The noble Lord, Lord Hennessy, has suggested that perhaps the form of words that the noble Baroness has used needs refreshing, because they hark back to the Bill 60 years ago. He suggests that the amendment of the noble and learned Lord, Lord Mackay of Clashfern, may be better suited to the purpose. However, I have some reservations about the wording used by the noble and learned Lord, Lord Mackay, in that he talks about ultimate responsibility. We may have an inkling about what ultimate responsibility means, but I wonder where else in legislation a phrase such as this is used. I defer of course to the noble and learned Lord’s far superior knowledge of the law. However, in my limited experience in this House, I have never before come across the words “holds ultimate responsibility to Parliament”. It seems a very strange usage and I think that there needs to be greater clarity and understanding about what it means. That is why it might be better to revert to the wording chosen by the noble Baroness, Lady Williams. It is tried and tested and at least we understand it.
We also have to recognise that the noble and learned Lord’s amendments helpfully set out the intervention powers and the circumstances in which they will be part of the Secretary of State’s duties, which is all very well. However, intervention powers, by their very nature, occur after the event. Something has already gone wrong.
In our earlier debate—I hesitate to hark back to it—about the role of Health Education England, the Minister told us that the Secretary of State would continuously hold Health Education England to account. However, that is different from having responsibility. Again, we need to be clear on who is answering for that. How will that be done? The fact that the Minister had to stand up and tell us that there are intervention powers, but that of course on a day-to-day basis he would be holding Health Education England to account, suggests that the current form of words in the Bill is simply not accurate.
The final test that your Lordships need to consider is: what do the public expect? The public’s expectation is that government is responsible for what happens in our health service; and unless there are locally elected officials who are responsible for what happens at a local level, they will expect their elected Government to be responsible, and that means the Secretary of State.
My Lords, this has been a fascinating debate and it has certainly taken the arguments further. I do not think that anybody expects that we will vote tonight, and I think that we will come back to this at Report.

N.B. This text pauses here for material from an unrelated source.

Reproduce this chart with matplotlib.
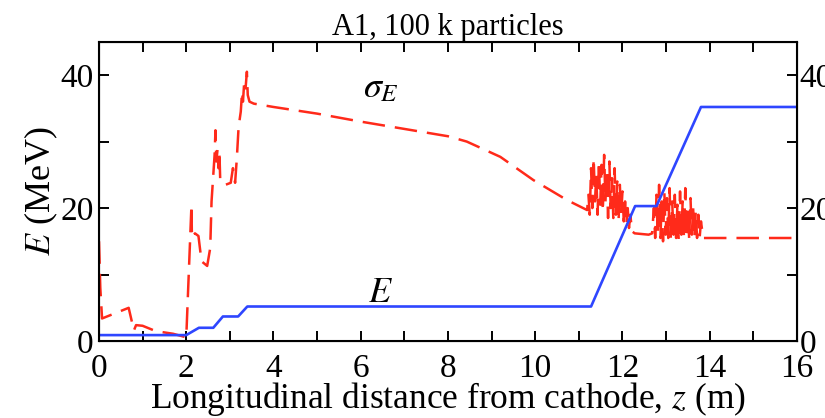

There are merits in both of the cases put forward. In some respects—we can argue about the word “ultimate”—the idea of responsibility to Parliament has merit. It also tallies with the expression used by the noble Lord, Lord Newton. When people realise what the chairman of this largest quango thinks he will do, there will be uproar. Unfortunately, we have not yet been able to read those things—we know about them through reports, but we have not yet read them. It is very clear that the chairman-designate takes the view that he is given the money, he is given the mandate—a three-year mandate which is of course subject to change—and he then decides. It is pretty clear that some people think that that is a very good idea. I think that the noble Lord, Lord Warner, is pretty close to that position.